At only 2.2lbs, this brad nailer is easily portable to your workstation and back and well balanced to make it easier to use all day long without getting so much as a muscle pull.
Best Finish Nailers
Hitachi NT65MA4 1-1/4 Inch to 2-1/2 Inch 15-Gauge Angled Finish Nailer
The Hitachi NT65MA4 finish nailer is an excellent choice for a woodworker who is looking for maximum versatility.
It features selective actuation that makes it possible to select the mode of nailing between sequential and contact nailing and also comes with a duster to enable you to clean its interiors and get rid of dust. In addition, it also has an adjustable exhaust that allows you to divert dirt and oil away from the work surface.

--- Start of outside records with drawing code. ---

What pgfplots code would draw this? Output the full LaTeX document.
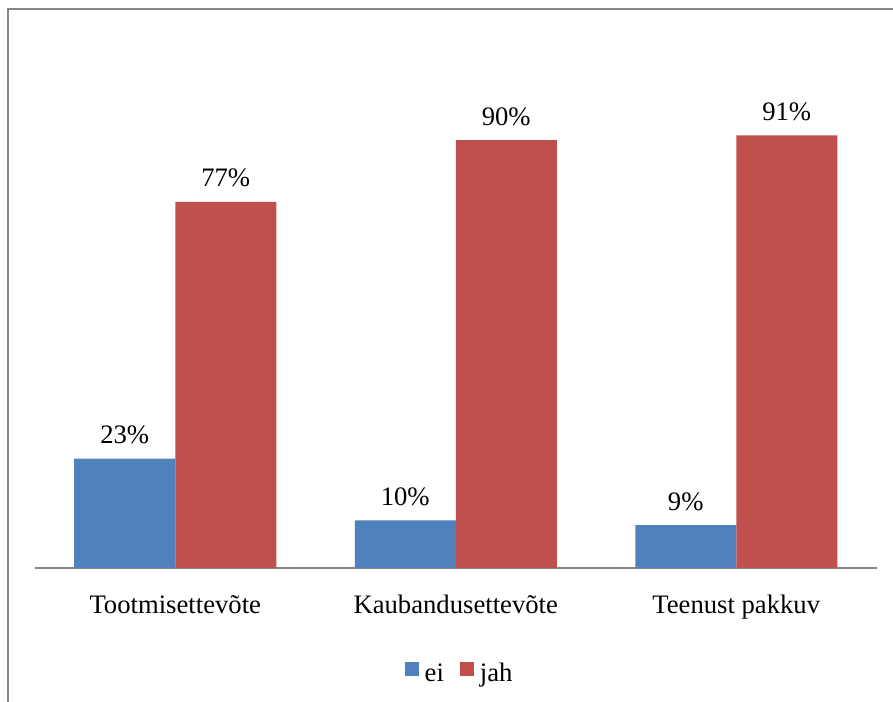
\documentclass[border=0pt]{standalone}
\usepackage{pgfplots}
\pgfplotsset{compat=1.18}
\usepackage{fontspec}
\setmainfont{Liberation Serif}
\definecolor{eiblue}{HTML}{4F81BD}
\definecolor{jahred}{HTML}{C0504D}
\definecolor{linegray}{HTML}{868686}
\newcommand{\chartfont}{\fontsize{20}{24}\selectfont}
\begin{document}
\begin{tikzpicture}[x=1pt,y=1pt]
\useasboundingbox (0,0) rectangle (669.75,526.5);
% outer frame (left and top edges)
\draw[linegray, line width=1.5pt] (6,-10) -- (6,519.4) -- (690,519.4);
\begin{axis}[
  at={(26.25pt,100.5pt)}, anchor=south west,
  x=210.375pt, y=3.565pt,
  xmin=-0.5, xmax=2.5, ymin=0, ymax=100,
  axis x line*=bottom,
  axis y line=none,
  x axis line style={linegray, line width=1.4pt},
  xtick={0,1,2},
  xticklabels={Tootmisettevõte,Kaubandusettevõte,Teenust pakkuv},
  ytick=\empty,
  major tick length=0pt,
  /pgf/number format/assume math mode=true,
  xticklabel style={font=\chartfont, anchor=base, yshift=-34.5pt},
  ybar=0pt, bar width=75.75pt,
  nodes near coords={\pgfmathprintnumber{\pgfplotspointmeta}\%},
  every node near coord/.append style={font=\chartfont, anchor=base, yshift=11.25pt, text=black},
  legend columns=2,
  legend style={at={(0.505,-0.222)}, anchor=center, draw=none, fill=none,
    font=\chartfont, inner sep=0pt,
    /tikz/every even column/.append style={column sep=10pt}},
  legend image code/.code={\fill[#1] (0pt,-1.5pt) rectangle (10.5pt,9pt);\path (13pt,0pt);},
  clip=false,
]
\addplot[fill=eiblue, draw=none] coordinates {(0,23) (1,10) (2,9)};
\addplot[fill=jahred, draw=none] coordinates {(0,77) (1,90) (2,91)};
\legend{ei,jah}
\end{axis}
\end{tikzpicture}
\end{document}
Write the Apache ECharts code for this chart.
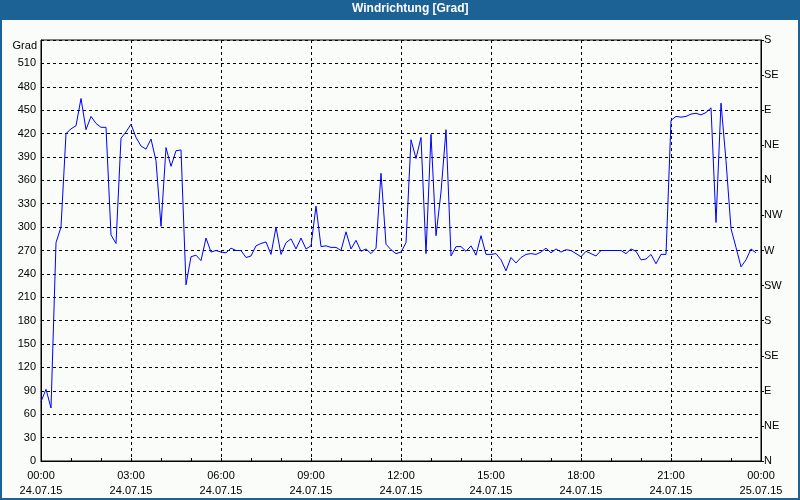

Bostitch N62FNK-2 15-Gauge 1 ¼-Inch to 2-1/2-Inch Angled Finish Nailer
If you’re anything like me, then you’ll definitely love this Bostitch beauty. For one, it operates without oil meaning that it requires a lot less maintenance and you’ll also have a lesser chance of having oil stains all over the place too. In terms of construction, Bostitch is definitely not a brand to gamble with the durability and so like all other Bostitch tools, this tool is constructed of lightweight yet durable and incredibly strong material to ensure that you savor its goodness for years and years to come.
In addition, it also has adjustable depths to make it easier for you to adjust the nailer to match the task at hand. Thanks to the framing nailer style of nail magazine, you’re looking at a very versatile tool. And while it costs a pretty penny at $160.92, it is well worth every single cent that you invest.
Frequently Asked Questions (FAQS )
Should I have both a brad nailer and a finish nailer?
Whether you should get both nailers depends on the kind of tasks that you’re normally required to do. If you are working with both strong and delicate materials, then it is best to get both.
When it comes to which one you should get between a brad nailer vs a finish nailer, it is important to clearly identify your project needs and understand which between the two would be more suited for your needs.